Felizmente, apenas umas três dezenas de aranhas têm potência suficiente de presas para injetar venenos nos animais (perfuração da camada dérmica). Mas neste caso, os efeitos podem ser terríveis (v. Loxoscelismo). Dentre estas estão: 1. a víuva-negra (Latrodectus mactans), a qual, na mesma base de massa de veneno da fêmea, é cerca de 15 vezes mais tóxica do que a cobra cascavel. O macho é inerte. Pulso rápido, elevação da pressão, dor no peito e abdome, náusea, suadouro e salivação excessiva são os sinais deste evenenamento. Em caso extremo (crianças e velhos) pode haver sufocação mortal.

2. Aranha-marrom (Loxosceles intermedia, L. gaucho, L. laeta): a picada é praticamente indolor mas os efeitos subseqüentes nas 6 ou 8 h são terríveis. Ao eritema (vermelhidão) se segue a necrose tissular até falha renal. Há um correlação entre o hábito de vivenda da aranha (teia ou alhures) e a característica neurotóxica ou necrótica de seu veneno, respectivamente.

A maioria das aranhas contêm venenos neurotóxicos de três famílias: poliaminas de baixo peso molecular (abaixo de 1.000) , polipetídios entre p.m. de 3.000 a 10.000 e proteínas de alto p.m. (acima de 10.000) (a Biologia Molecular de venenos de Loxosceles é pesquisada pelo grupo do prof. Silvio Veiga, na UFPR).

As poliaminas atuam bloqueando as junções neuromusculares e a circulação do glitamato, causando então paralisia.
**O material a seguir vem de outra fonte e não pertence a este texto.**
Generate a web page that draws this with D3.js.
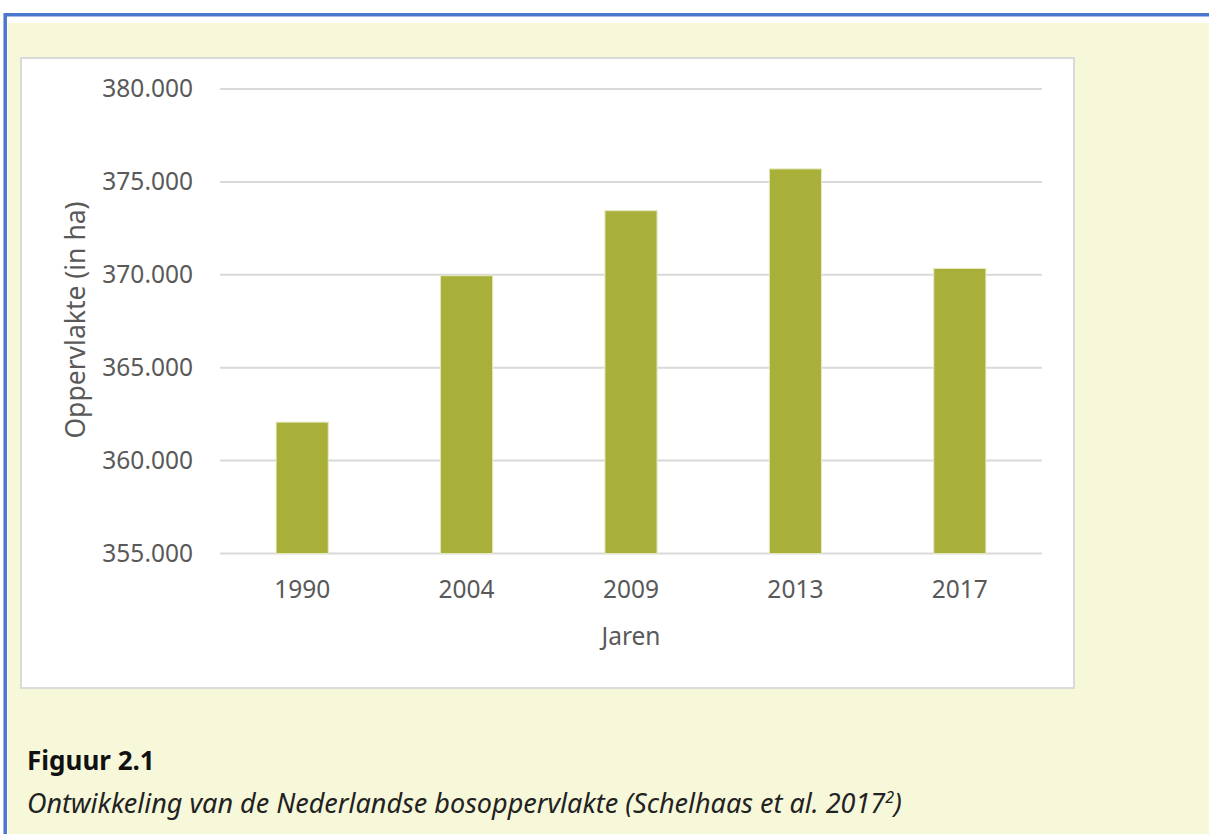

São mais atuantes em insetos e menos em vertebrados.

Já os polipetídios têm como ação o bloqueio dos canais que permeiam as membranas celulares das células nervosas, causando um caos no transporte (antes ordenado) dos cátions-chave tais como sódio, potássio e cálcio (importantes na atividade do coração e outros músculos). Tais canais são mais afetados respectivamente pelas micro-toxinas das aranhas Atrax robustus e Hadronyche versutus, pela hanatoxinas de Grammastola spatulata ou tarântula-chilena) e pelas ômega-agatoxinas da aranha Agelenopsis aperta.

A partir dos achados com as delta – e ômega-atracotoxinas Ar1 e Hv1 se deduziu que todos polipetídios aracnídicos têm um detalhe estrutural comum: são três segmentos em folha beta-pregueada com nós intercadeias dados pelo aminoácido citeina .
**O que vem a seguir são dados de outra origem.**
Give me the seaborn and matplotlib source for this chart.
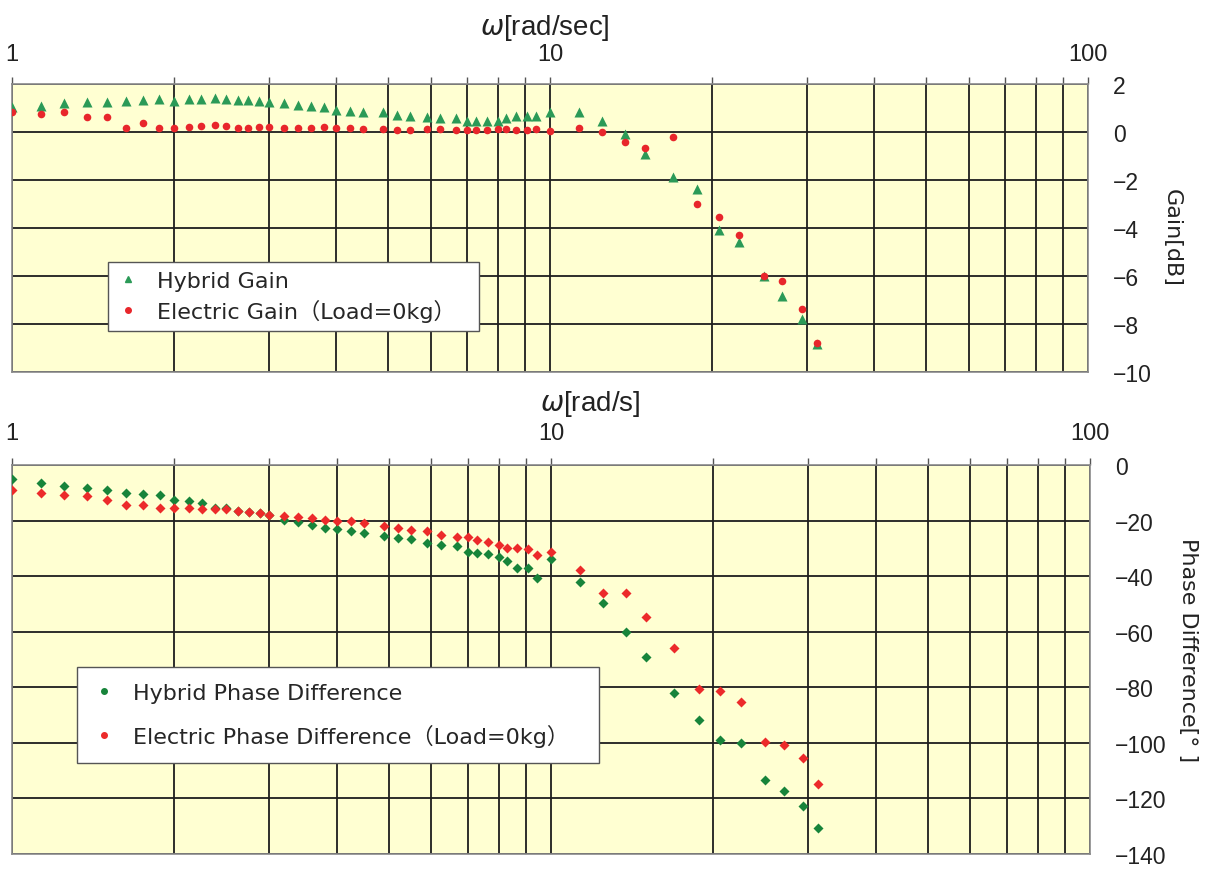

No segmento de venenos de maior dimensão molecular, as proteínas, um modelo é a alfa-latrotoxina da víuva-negra. Outro exemplo é a enzima esfingomielinase D do veneno da aranha-marrom. O esfingolipídio esfingomielina é essencial na estruturação da membrana plasmática dos neurônios. A enzima a hidrolisa e então desestrutura a membrana biológica como um todo, disto resultando um processo muito doloroso.

Dentre as potenciais aplicações biotecnológicas para os venenos de aranha estão o biocontrole de pragas agrícolas. Exemplo é o veneno da aranha de teia funilar australiana que é específico para baratas, grilos, mosca-da-fruta e a traça Helicoverpa armigera a qual preda plantações de algodão.

No caso específico de benefícios humanos, o veneno da tarântula chilena (Grammostola spatulata) contém uma proteína designada de GsMtx-4 que controla os canais iônicos do músculo cardíaco e que potencialmente poderia atuar como uma espécie de marca-passo para coordenar o correto batimento cardíaco prevenindo a fibrilação atrial, atualmente corrigida pelo desfribrilador eletro-mecânico ou seja aliviando a contração atrial e elevando a deprimida alimentação dos ventrículos.

No caso de ?derrame? (AVC, Acidente Vascular Cerebral), há uma excessiva perda do neurotransmissor glutamato, o que implica em morte celular nas vizinhanças tissulares do acidente vascular. Outra aranha de teia funicular, Holena curta, produz uma proteína HF-7 que bloqueia receptores e previne a formação de glutamato. Tal proteína-remédio poderia então limitar os danos cerebrais e as tão comuns paralisias dali decorrentes.

Ref.: Escoubas, P., Diochot, S. and Corzo, G. Structure and pharmacology of spider venom neurotoxins. Biochimie, 2000, 82 (9-10) 893-907.